BEGIN Data supplied
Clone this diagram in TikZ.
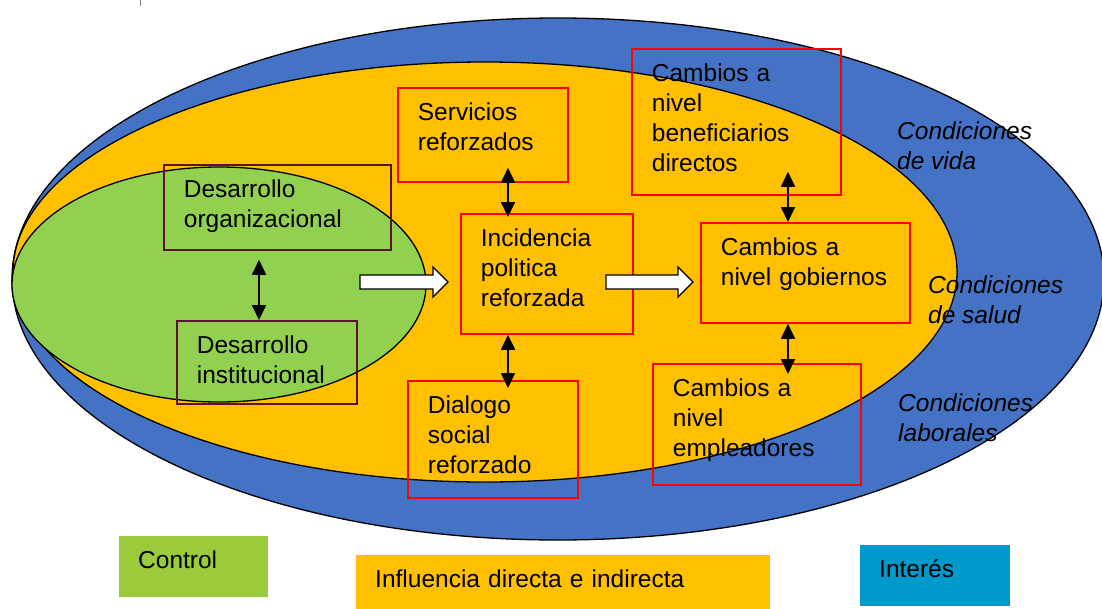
\documentclass[tikz,border=0pt]{standalone}
\usepackage{fontspec}
\setmainfont{Liberation Sans}
\usetikzlibrary{arrows.meta}
\definecolor{cblue}{HTML}{4472C4}
\definecolor{corange}{HTML}{FFC000}
\definecolor{cgreen}{HTML}{92D050}
\definecolor{lgreen}{RGB}{155,203,59}
\definecolor{lblue}{RGB}{0,153,204}
\definecolor{cmaroon}{RGB}{90,20,50}
\definecolor{cred}{RGB}{255,0,0}
\begin{document}
\begin{tikzpicture}[x=1pt,y=-1pt,
  txt/.style={font=\fontsize{24.5}{30}\selectfont},
  rbox/.style={txt, draw=cred, line width=1.8pt, anchor=north west, align=left, inner xsep=20pt, inner ysep=0pt, text height=33pt},
  mbox/.style={rbox, draw=cmaroon},
  dbl/.style={line width=1.8pt, {Triangle[width=14pt,length=15pt]}-{Triangle[width=14pt,length=15pt]}},
  blk/.style={draw=black, line width=1.2pt, fill=white},
  cond/.style={font=\fontsize{24.5}{30}\selectfont\itshape, anchor=north west, align=left, inner sep=0pt},
  leg/.style={txt, anchor=north west, align=left, inner xsep=19pt, inner ysep=0pt, text height=32pt},
  ell/.style={draw=black, line width=1.3pt}]
\useasboundingbox (0,0) rectangle (1102,608);
% ellipses
\draw[ell, fill=cblue] (558,279) ellipse [x radius=546pt, y radius=261pt];
\draw[ell, fill=corange] (485,272) ellipse [x radius=472pt, y radius=210pt];
\draw[ell, fill=cgreen] (219,284.5) ellipse [x radius=207pt, y radius=117.5pt];
\draw[gray, line width=0.8pt] (140,0) -- (140,6);
% boxes (text top-aligned: text depth = box height - 33pt)
\node[rbox, text width=130pt, text depth=61pt] (serv) at (397,87) {Servicios\\reforzados};
\node[rbox, text width=169pt, text depth=113pt] (benef) at (631,48) {Cambios a\\nivel\\beneficiarios\\directos};
\node[rbox, text width=132pt, text depth=87pt] (inc) at (460,213) {Incidencia\\politica\\reforzada};
\node[rbox, text width=169pt, text depth=67pt] (gob) at (700,222) {Cambios a\\nivel gobiernos};
\node[rbox, text width=130pt, text depth=84pt] (dial) at (407,380) {Dialogo\\social\\reforzado};
\node[rbox, text width=168pt, text depth=88pt] (emp) at (652,363) {Cambios a\\nivel\\empleadores};
\node[mbox, text width=187pt, text depth=52pt] (org) at (163,164) {Desarrollo\\organizacional};
\node[mbox, text width=140pt, text depth=50pt] (inst) at (176,320) {Desarrollo\\institucional};
% double arrows
\coordinate (ax1) at (259,0);
\coordinate (ax2) at (508,0);
\coordinate (ax3) at (788,0);
\draw[dbl, shorten <=9pt] (org.south -| ax1) -- (inst.north -| ax1);
\draw[dbl, shorten <=-15pt, shorten >=-4pt] (serv.south -| ax2) -- (inc.north -| ax2);
\draw[dbl, shorten >=-8pt] (inc.south -| ax2) -- (dial.north -| ax2);
\draw[dbl, shorten <=-24pt] (benef.south -| ax3) -- (gob.north -| ax3);
\draw[dbl, shorten >=-11pt] (gob.south -| ax3) -- (emp.north -| ax3);
% block arrows
\coordinate (ba1) at (360,282);
\coordinate (ba2) at (606,282);
\draw[blk] (ba1) ++(0,-7) -- ++(73,0) -- ++(0,-8) -- ++(15,15) -- ++(-15,15) -- ++(0,-8) -- ++(-73,0) -- cycle;
\draw[blk] (ba2) ++(0,-7) -- ++(72,0) -- ++(0,-8) -- ++(15,15) -- ++(-15,15) -- ++(0,-8) -- ++(-72,0) -- cycle;
% condition labels
\node[cond] (c1) at (897,122) {Condiciones\\de vida};
\node[cond] (c2) at (928,276) {Condiciones\\de salud};
\node[cond] (c3) at (898,394) {Condiciones\\laborales};
% legend
\node[leg, fill=lgreen, text width=111pt, text depth=29pt] (lc) at (119,536) {Control};
\node[leg, fill=corange, text width=376pt, text depth=22pt] (li) at (356,555) {Influencia directa e indirecta};
\node[leg, fill=lblue, text width=112pt, text depth=29pt] (lint) at (860,545) {Interés};
\end{tikzpicture}
\end{document}
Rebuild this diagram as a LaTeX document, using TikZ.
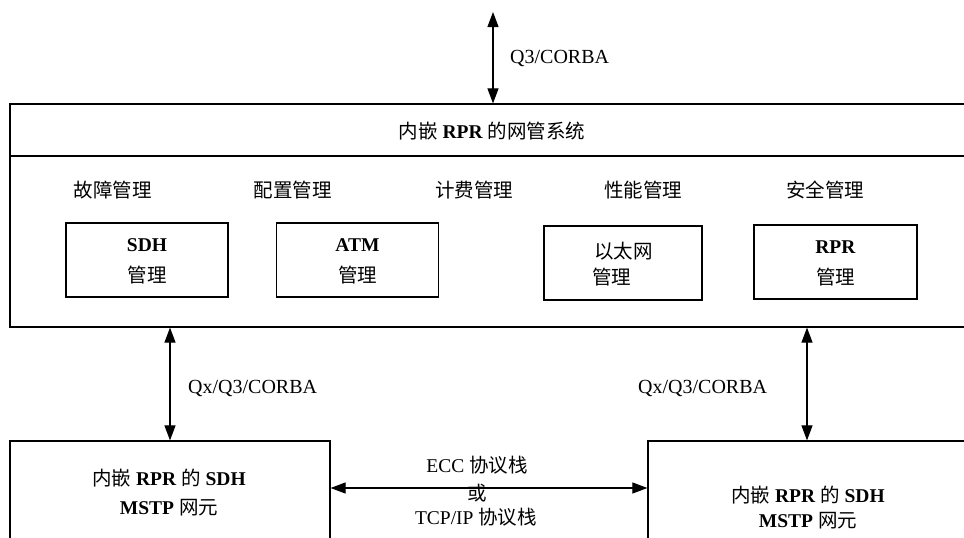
\documentclass[tikz,border=0pt]{standalone}
\usepackage{fontspec}
\setmainfont{Liberation Serif}
\newfontfamily\cjkfont{Noto Sans CJK SC}
\newcommand\zh[1]{{\cjkfont #1}}
\usetikzlibrary{arrows.meta}
\begin{document}
\begin{tikzpicture}[x=1pt,y=-1pt,
  frame/.style={draw, line width=1.2pt, inner sep=0pt},
  mbox/.style={draw, line width=1.2pt, minimum width=162pt, minimum height=74pt, inner sep=0pt},
  txt/.style={font=\fontsize{19.5}{22}\selectfont, inner sep=0pt},
  lbl/.style={font=\fontsize{20}{22}\selectfont, inner sep=0pt},
  link/.style={line width=1.1pt, {Triangle[length=15pt,width=11pt]}-{Triangle[length=15pt,width=11pt]}}
]
\useasboundingbox (0,0) rectangle (964,538);
\clip (0,0) rectangle (964,538);

% main management system box
\node[frame, minimum width=970pt, minimum height=223pt] (main) at (495,215.5) {};
\coordinate (dv) at (0,156);
\draw[line width=1.2pt] (main.west |- dv) -- (main.east |- dv);
\node[txt] (title) at (492,131) {\zh{内嵌} \textbf{RPR} \zh{的网管系统}};

% function labels
\node[txt] (f1) at (112.5,190) {\zh{故障管理}};
\node[txt] (f2) at (292.5,190) {\zh{配置管理}};
\node[txt] (f3) at (474,190) {\zh{计费管理}};
\node[txt] (f4) at (643,190) {\zh{性能管理}};
\node[txt] (f5) at (825,190) {\zh{安全管理}};

% management boxes
\node[mbox] (sdh) at (147,260) {};
\node[txt] (sdh1) at (147,245) {\textbf{SDH}};
\node[txt] (sdh2) at (147,275) {\zh{管理}};

\node[mbox] (atm) at (357.5,260) {};
\node[txt] (atm1) at (357.5,245) {\textbf{ATM}};
\node[txt] (atm2) at (357.5,275) {\zh{管理}};

\node[mbox, minimum width=158pt] (eth) at (623,263) {};
\node[txt] (eth1) at (623.5,251) {\zh{以太网}};
\node[txt, anchor=west] (eth2) at (592,277) {\zh{管理}};

\node[mbox, minimum width=163pt] (rpr) at (835.5,262) {};
\node[txt] (rpr1) at (835.5,247) {\textbf{RPR}};
\node[txt] (rpr2) at (835.5,277) {\zh{管理}};

% network elements
\node[frame, minimum width=320pt, minimum height=129pt] (lne) at (170,505.5) {};
\node[txt] (lne1) at (169,478) {\zh{内嵌} \textbf{RPR} \zh{的} \textbf{SDH}};
\node[txt] (lne2) at (169,508) {\textbf{MSTP} \zh{网元}};

\node[frame, minimum width=332pt, minimum height=129pt] (rne) at (814,505.5) {};
\node[txt] (rne1) at (808,495) {\zh{内嵌} \textbf{RPR} \zh{的} \textbf{SDH}};
\node[txt] (rne2) at (808,521) {\textbf{MSTP} \zh{网元}};

% connectors
\coordinate (ta) at (493,12);
\draw[link] (ta) -- (ta |- main.north);
\node[lbl, anchor=west] (tal) at (510,58) {Q3/CORBA};

\draw[link] (lne.north) -- (lne.north |- main.south);
\node[lbl, anchor=west] (lal) at (188,388) {Qx/Q3/CORBA};

\coordinate (ra) at (807,0);
\draw[link] (ra |- rne.north) -- (ra |- main.south);
\node[lbl, anchor=west] (ral) at (638,388) {Qx/Q3/CORBA};

\coordinate (ha) at (0,488);
\draw[link] (lne.east |- ha) -- (rne.west |- ha);
\node[txt] (m1) at (477,465) {ECC \zh{协议栈}};
\node[txt] (m2) at (477,493) {\zh{或}};
\node[txt] (m3) at (476,517) {TCP/IP \zh{协议栈}};
\end{tikzpicture}
\end{document}
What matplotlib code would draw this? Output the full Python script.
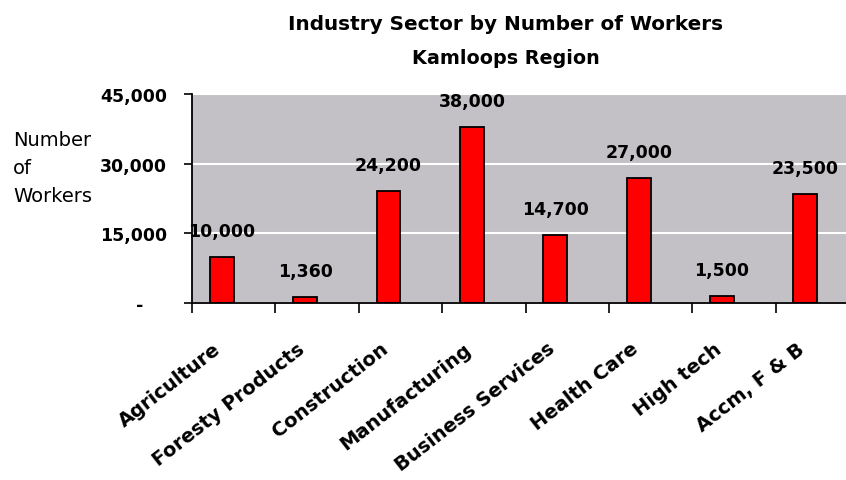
import matplotlib.pyplot as plt
from matplotlib.transforms import ScaledTranslation

# data
sectors = ['Agriculture', 'Foresty Products', 'Construction', 'Manufacturing',
           'Business Services', 'Health Care', 'High tech', 'Accm, F & B']
workers = [10000, 1360, 24200, 38000, 14700, 27000, 1500, 23500]
y_ticks = [0, 15000, 30000, 45000]
y_tick_labels = ['-    ', '15,000', '30,000', '45,000']

title = 'Industry Sector by Number of Workers'
subtitle = 'Kamloops Region'
y_label = 'Number\nof\nWorkers'


def plot_chart():
    fig = plt.figure(figsize=(8.46, 4.81), dpi=100)
    W, H = 846, 481
    # plot area in pixels: left 192, right 859 (runs off the image), top 95, bottom 304
    ax = fig.add_axes([192 / W, 1 - 304 / H, (859 - 192) / W, (304 - 95) / H])
    ax.set_facecolor('#c3c1c5')

    idx = list(range(len(sectors)))
    bar_w = 0.286
    xs = [i - bar_w / 2 for i in idx]
    ax.bar(xs, workers, width=bar_w, color='#ff0000', edgecolor='black',
           linewidth=1.3, zorder=3)

    for x, v in zip(xs, workers):
        ax.annotate(f'{v:,}', (x, v), xytext=(0, 12), textcoords='offset points',
                    ha='center', va='bottom', fontsize=12.5, fontweight='bold',
                    zorder=4)

    ax.set_xlim(-0.5, len(sectors) - 0.5)
    ax.set_ylim(0, 45000)

    # y axis
    ax.set_yticks(y_ticks, y_tick_labels)
    for lab in ax.get_yticklabels():
        lab.set_fontweight('bold')
        lab.set_fontsize(12.5)
    ax.tick_params(axis='y', length=6, width=1.2, pad=12, direction='out')
    ax.yaxis.grid(True, color='white', linewidth=1.5, zorder=0)
    ax.set_axisbelow(True)

    # x axis: ticks on category boundaries, labels on centres
    ax.set_xticks([i - 0.5 for i in range(len(sectors) + 1)])
    ax.set_xticklabels([])
    ax.tick_params(axis='x', which='major', length=7, width=1.2, direction='out')
    ax.set_xticks(idx, sectors, minor=True)
    ax.tick_params(axis='x', which='minor', length=0, pad=31)
    shift = ScaledTranslation(-15 / 100, 0, fig.dpi_scale_trans)
    for lab in ax.get_xticklabels(minor=True):
        lab.set_rotation(38)
        lab.set_rotation_mode('anchor')
        lab.set_ha('right')
        lab.set_va('center')
        lab.set_fontweight('bold')
        lab.set_fontsize(14)
        lab.set_transform(lab.get_transform() + shift)

    for side in ['top', 'right']:
        ax.spines[side].set_visible(False)
    ax.spines['left'].set_linewidth(1.3)
    ax.spines['bottom'].set_linewidth(1.3)
    ax.spines['left'].set_zorder(5)
    ax.spines['bottom'].set_zorder(5)

    fig.text(506 / W, 1 - 24 / H, title, ha='center', va='center',
             fontsize=14.4, fontweight='bold')
    fig.text(506 / W, 1 - 59 / H, subtitle, ha='center', va='center',
             fontsize=13.8, fontweight='bold')
    fig.text(13 / W, 1 - 169 / H, y_label, ha='left', va='center',
             fontsize=14, linespacing=1.6)

    fig.savefig('out.png', dpi=100)


if __name__ == '__main__':
    plot_chart()
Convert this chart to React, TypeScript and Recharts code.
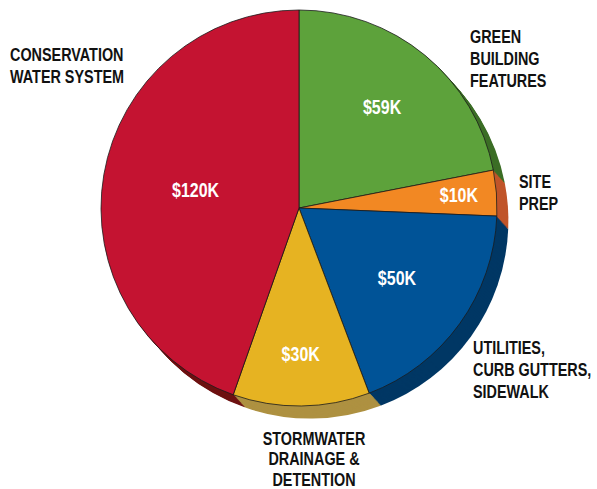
import React from 'react';
import { PieChart, Pie, Cell } from 'recharts';

const categories = [
  'Green Building Features',
  'Site Prep',
  'Utilities, Curb Gutters, Sidewalk',
  'Stormwater Drainage & Detention',
  'Conservation Water System',
];
const values = [59, 10, 50, 30, 120];
const valueLabels = ['$59K', '$10K', '$50K', '$30K', '$120K'];
const categoryLabelLines = [
  ['GREEN', 'BUILDING', 'FEATURES'],
  ['SITE', 'PREP'],
  ['UTILITIES,', 'CURB GUTTERS,', 'SIDEWALK'],
  ['STORMWATER', 'DRAINAGE &', 'DETENTION'],
  ['CONSERVATION', 'WATER SYSTEM'],
];

// styles / layout (kept separate from data)
const COLORS = ['#5DA23B', '#F28823', '#005397', '#E6B322', '#C41331'];
const DARK = ['#3C6E26', '#C0552A', '#003764', '#AE9141', '#6E1212'];
const CX = 299;
const CY = 208;
const R = 198;
const DEPTH = 12;
const INNER_R_FRAC = [0.66, 0.81, 0.61, 0.74, 0.53];
const OUTER_POS: { dx: number; dy: number; anchor: 'start' | 'middle'; lh: number }[] = [
  { dx: 171, dy: -165, anchor: 'start', lh: 22 },
  { dx: 220, dy: -20, anchor: 'start', lh: 22 },
  { dx: 174, dy: 146, anchor: 'start', lh: 22 },
  { dx: 15, dy: 237, anchor: 'middle', lh: 20.5 },
  { dx: -289, dy: -147, anchor: 'start', lh: 22 },
];
const FONT = "'Liberation Sans', Arial, sans-serif";
const OUTER_SCALE = 0.8;
const INNER_SCALE = 0.82;

const data = categories.map((name, i) => ({ name, value: values[i], label: valueLabels[i] }));

const RAD = Math.PI / 180;

const renderLabel = (props: any) => {
  const { cx, cy, midAngle, outerRadius, index } = props;
  const r = outerRadius * INNER_R_FRAC[index];
  const x = cx + r * Math.cos(-midAngle * RAD);
  const y = cy + r * Math.sin(-midAngle * RAD);
  const pos = OUTER_POS[index];
  const lines = categoryLabelLines[index];
  return (
    <g key={`lbl-${index}`}>
      <g transform={`translate(${x},${y}) scale(${INNER_SCALE},1)`}>
        <text
          x={0}
          y={0}
          fill="#ffffff"
          textAnchor="middle"
          dominantBaseline="central"
          fontFamily={FONT}
          fontWeight="bold"
          fontSize={19.5}
        >
          {valueLabels[index]}
        </text>
      </g>
      <g transform={`translate(${cx + pos.dx},${cy + pos.dy}) scale(${OUTER_SCALE},1)`}>
        <text
          x={0}
          y={0}
          fill="#111111"
          textAnchor={pos.anchor}
          fontFamily={FONT}
          fontWeight="bold"
          fontSize={18}
        >
          {lines.map((ln, j) => (
            <tspan key={j} x={0} dy={j === 0 ? 0 : pos.lh}>
              {ln}
            </tspan>
          ))}
        </text>
      </g>
    </g>
  );
};

const depthSteps = Array.from({ length: DEPTH }, (_, k) => DEPTH - k);

export default function App() {
  return (
    <div style={{ position: 'absolute', left: 0, top: 0, width: 597, height: 489, background: '#ffffff' }}>
      <PieChart width={597} height={489} margin={{ top: 0, right: 0, bottom: 0, left: 0 }}>
        {depthSteps.map((s) => (
          <Pie
            key={`depth-${s}`}
            data={data}
            dataKey="value"
            cx={CX + s * 0.95}
            cy={CY + s * 1.05}
            outerRadius={R}
            startAngle={90}
            endAngle={-270}
            stroke="none"
            isAnimationActive={false}
            labelLine={false}
          >
            {data.map((d, i) => (
              <Cell key={i} fill={DARK[i]} />
            ))}
          </Pie>
        ))}
        <Pie
          data={data}
          dataKey="value"
          cx={CX}
          cy={CY}
          outerRadius={R}
          startAngle={90}
          endAngle={-270}
          stroke="#1a1a1a"
          strokeWidth={0.8}
          isAnimationActive={false}
          labelLine={false}
          label={renderLabel}
        >
          {data.map((d, i) => (
            <Cell key={i} fill={COLORS[i]} />
          ))}
        </Pie>
      </PieChart>
    </div>
  );
}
END Data supplied
» Instructions to follow:
Retype the section that opens with the line holding "What matplotlib code" and closes with the line holding "from matplotlib.transforms import", exactly as it reads, without any pictures.

» Solution for this exercise:
What matplotlib code would draw this? Output the full Python script.
import matplotlib.pyplot as plt
from matplotlib.transforms import ScaledTranslation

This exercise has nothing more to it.